His answer was similar as to a question in the e-mail to the candidates as to prospects of settlement should Los Angeles Superior Court Judge Ann I. Jones grant a writ of mandate overturning a determination by the county’s Employee Relations Commission that the District Attorney’s Office engaged in union-busting conduct, including punitive reassignments of ADDA leaders. If Jones should find that the decision was infected by misconduct on the part of the ERCOM executive director and the hearing officer, a remand to the commission could be ordered.
Jackson said he “wouldn’t know” if differences could be resolved unless he were “in a position to assess the entire ERCOM litigation.”
“If Judge Jones vacates the decision because she determines that the DA’s Office did not get a fair hearing, then it will be the ADDA’s decision as to whether they want to proceed with the action in ERCOM.
“If the ADDA, nevertheless elects to proceed with a petition, the DA’s Office will defend against the petition.
“If Judge Jones reverses the ERCOM decision because it was not supported by substantial evidence or ERCOM exceeded its authority, then a writ of mandate will issue and the DA’s Office will have prevailed. There will be nothing further for the ERCOM to adjudicate except to comply with the writ of mandate.”
“Over the last two years, under my supervision management and the ADDA have met regularly and discussed transfers. Management provided a detailed description of the transfer process and the varying needs of the Office. The ADDA provided their concerns and ideas. All points were considered and a written policy was developed. The policy addresses office needs first but it also incorporates many suggestions and ideas from the ADDA. I would continue my efforts to work with the ADDA to discuss their needs and concerns to avoid further disputes.
“These DDA’s are real people, many of which I know personally and respect. I want the best for this Office.”
ADDA Board Decision
The ADDA Board of Directors has voted to partially subsidize legal bills of Ipsen, now a criminal defense lawyer. Lacey responded to a request for a comment by saying:
“I was not aware of the ADDA’s decision to subsidize Mr. Ipsen’s legal fees and I have no opinion as to the decision.”
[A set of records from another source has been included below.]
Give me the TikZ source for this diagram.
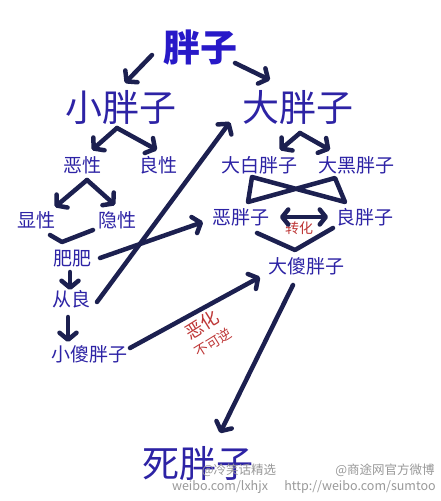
\documentclass[tikz,border=0pt]{standalone}
\usepackage{fontspec}
\newfontfamily\cjk{Noto Sans CJK SC}
\usepackage{tikz}
\usetikzlibrary{arrows.meta,calc}
\definecolor{txtblue}{RGB}{45,35,165}
\definecolor{topblue}{RGB}{40,25,200}
\definecolor{arrnavy}{RGB}{28,32,80}
\definecolor{tagred}{RGB}{190,55,55}

\begin{document}
\begin{tikzpicture}[x=1pt,y=-1pt,
  big/.style={font=\cjk\fontsize{37}{37}\selectfont,text=txtblue,inner sep=0pt},
  sm/.style={font=\cjk\fontsize{19}{19}\selectfont,text=txtblue,inner sep=0pt},
  ln/.style={line width=4.5pt,draw=arrnavy,line cap=round,line join=round},
  arr/.style={ln,-{Straight Barb[length=7pt,width=17pt,round]}},
  darr/.style={ln,{Straight Barb[length=6pt,width=15pt,round]}-{Straight Barb[length=6pt,width=15pt,round]}},
  wm/.style={font=\cjk\fontsize{12.5}{12.5}\selectfont,text=black!40,inner sep=0pt}]
  \fill[white] (0,0) rectangle (440,501);
  \useasboundingbox (0,0) rectangle (440,501);
  \node[big,font=\cjk\bfseries\fontsize{37}{37}\selectfont,text=topblue] (pz) at (200,47) {胖子};
  \node[big] (xpz) at (121,107) {小胖子};
  \node[big] (dpz) at (298,107) {大胖子};
  \node[sm] (ex) at (82,165) {恶性};
  \node[sm] (lx) at (158,165) {良性};
  \node[sm] (dbpz) at (259,165) {大白胖子};
  \node[sm] (dhpz) at (356,165) {大黑胖子};
  \node[sm] (xx) at (36,220) {显性};
  \node[sm] (yx) at (117,220) {隐性};
  \node[sm] (epz) at (241,217) {恶胖子};
  \node[sm] (lpz) at (365,217) {良胖子};
  \node[sm,font=\cjk\fontsize{14}{14}\selectfont,text=tagred] (zh) at (299,228) {转化};
  \node[sm] (ff) at (72,259) {肥肥};
  \node[sm] (dspz) at (306,266) {大傻胖子};
  \node[sm] (cl) at (71,299) {从良};
  \node[sm] (xspz) at (89,354) {小傻胖子};
  \node[rotate=32,text=tagred,align=center,inner sep=0pt,font=\cjk\fontsize{18}{19}\selectfont] (eh) at (207,333) {恶化\\{\fontsize{13.5}{14}\selectfont 不可逆}};
  \node[big] (spz) at (198,463) {死胖子};
  \node[wm] (wm1) at (239,470) {@冷笑话精选};
  \node[wm] (wm2) at (220,487) {weibo.com/lxhjx};
  \node[wm] (wm3) at (385,470) {@商途网官方微博};
  \node[wm] (wm4) at (360,487) {http://weibo.com/sumtoo};

  \draw[arr] ($(pz)+(-48,8)$) -- ($(xpz)+(4,-24)$);
  \draw[arr] ($(pz)+(35,16)$) -- ($(dpz)+(-28,-27)$);
  \coordinate (xa) at ($(xpz)+(-4,21)$);
  \draw[arr] (xa) -- ($(ex)+(10,-15)$);
  \draw[arr] (xa) -- ($(lx)+(-1,-15)$);
  \coordinate (da) at ($(dpz)+(2,26)$);
  \draw[arr] (da) -- ($(dbpz)+(21,-15)$);
  \draw[arr] (da) -- ($(dhpz)+(-26,-15)$);
  \coordinate (ea) at ($(ex)+(5,15)$);
  \draw[arr] (ea) -- ($(xx)+(19,-13)$);
  \draw[arr] (ea) -- ($(yx)+(-2,-15)$);
  \draw[ln] ($(xx)+(14,15)$) -- ($(ff)+(-10,-17)$) -- ($(yx)+(-24,10)$);
  \draw[ln] ($(dbpz)+(-7,12)$) -- ($(epz)+(7,-15)$) -- ($(dhpz)+(-21,13)$) -- ($(lpz)+(-20,-15)$) -- cycle;
  \draw[darr] ($(epz)+(39,0)$) -- ($(lpz)+(-37,0)$);
  \draw[ln] ($(epz)+(16,16)$) -- ($(dspz)+(-11,-16)$) -- ($(lpz)+(-32,11)$);
  \draw[arr] ($(ff)+(28,-1)$) -- ($(epz)+(-38,5)$);
  \draw[arr] ($(cl)+(26,3)$) -- ($(dpz)+(-68,15)$);
  \draw[arr] ($(ff)+(-2,13)$) -- ($(cl)+(-1,-9)$);
  \draw[arr] ($(cl)+(-3,18)$) -- ($(xspz)+(-21,-12)$);
  \draw[arr] ($(xspz)+(41,-6)$) -- ($(dspz)+(-46,11)$);
  \draw[arr] ($(dspz)+(-13,19)$) -- ($(spz)+(22,-30)$);
\end{tikzpicture}
\end{document}
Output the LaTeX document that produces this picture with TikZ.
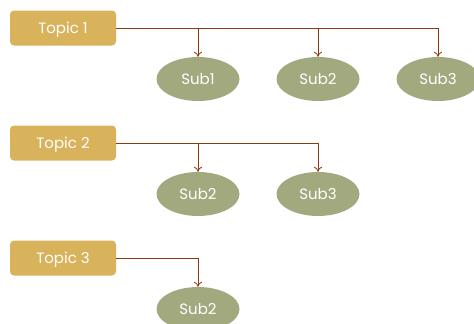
\documentclass[tikz,border=0pt]{standalone}
\usepackage{fontspec}
\setmainfont{Poppins}
\definecolor{topicgold}{RGB}{217,178,92}
\definecolor{subgreen}{RGB}{163,169,126}
\definecolor{linkbrown}{RGB}{139,58,15}
\tikzset{
  topic/.style={fill=topicgold, rounded corners=4pt, minimum width=106pt, minimum height=35pt, text depth=0pt, text=white, font=\fontsize{15}{17}\selectfont},
  sub/.style={ellipse, fill=subgreen, minimum width=83pt, minimum height=44pt, text depth=0pt, text=white, font=\fontsize{15}{17}\selectfont},
  link/.style={draw=linkbrown, line width=0.8pt, ->, >={To[length=5pt, width=8pt]}}
}
\usetikzlibrary{shapes.geometric, arrows.meta}
\begin{document}
\begin{tikzpicture}[x=1pt, y=-1pt]
\useasboundingbox (0,0) rectangle (474,324);

\node[topic] (t1) at (63,28) {Topic 1};
\node[topic] (t2) at (63,143) {Topic 2};
\node[topic] (t3) at (63,258) {Topic 3};

\node[sub] (s11) at (198,79) {Sub1};
\node[sub] (s12) at (318,79) {Sub2};
\node[sub] (s13) at (438,79) {Sub3};

\node[sub] (s22) at (198,194) {Sub2};
\node[sub] (s23) at (318,194) {Sub3};

\node[sub] (s32) at (198,309) {Sub2};

\draw[link] (t1.east) -| (s11.north);
\draw[link] (t1.east) -| (s12.north);
\draw[link] (t1.east) -| (s13.north);

\draw[link] (t2.east) -| (s22.north);
\draw[link] (t2.east) -| (s23.north);

\draw[link] (t3.east) -| (s32.north);

\end{tikzpicture}
\end{document}
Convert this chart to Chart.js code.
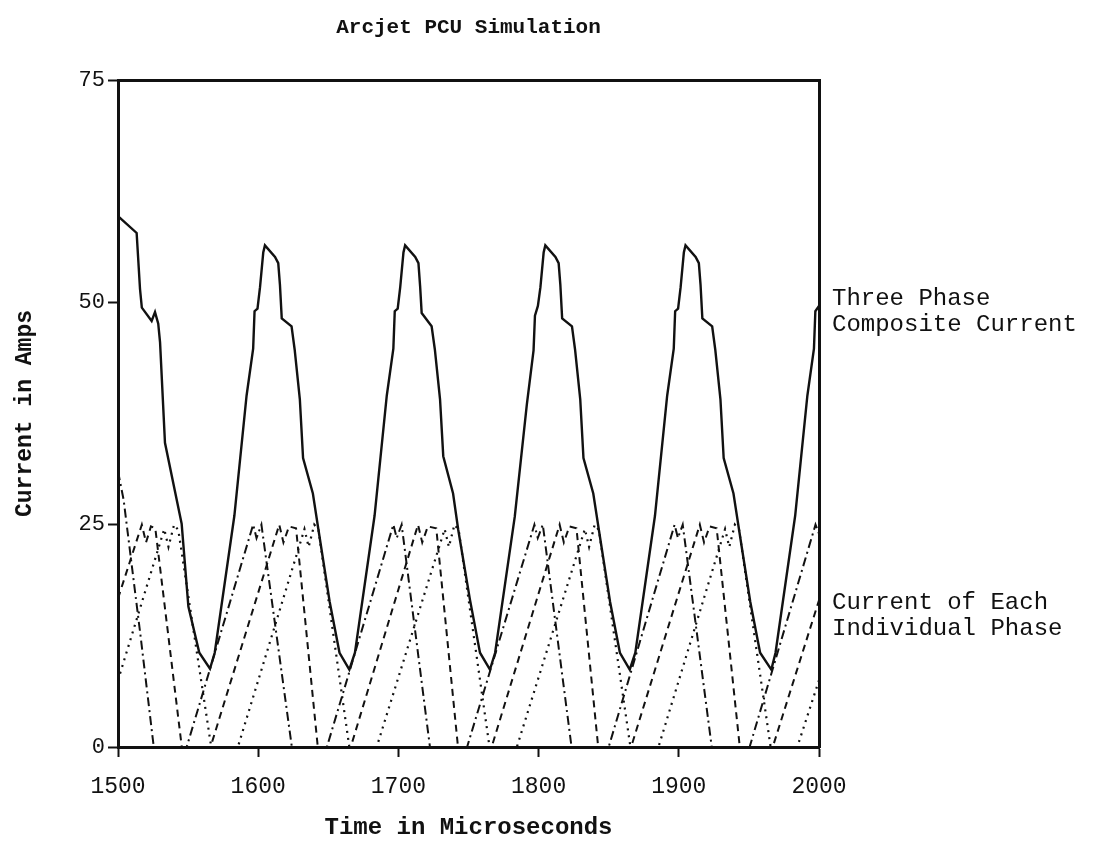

“Not having been on that board, I don’t know why they decided as they did. As DA, I would take no position on it.”
He said that the general membership should be made aware of the action and be able to “weigh in” on the question of whether this is an appropriate use of their dues money.
Los Angeles Deputy District Attorney David Berger, who runs LosAngelesDragnet.blogspot.com, yesterday posted a run-down on the various stances the candidates took at the debate, and tossed this in:
“Former District Attorney Robert Philibosian was in the audience, and with his characteristic brevity of words, he cut to the chase and made his point with two questions; ‘How many DDAs are there’’ and ‘How many were here tonight?’ The answers: 1,000+, and about 100.”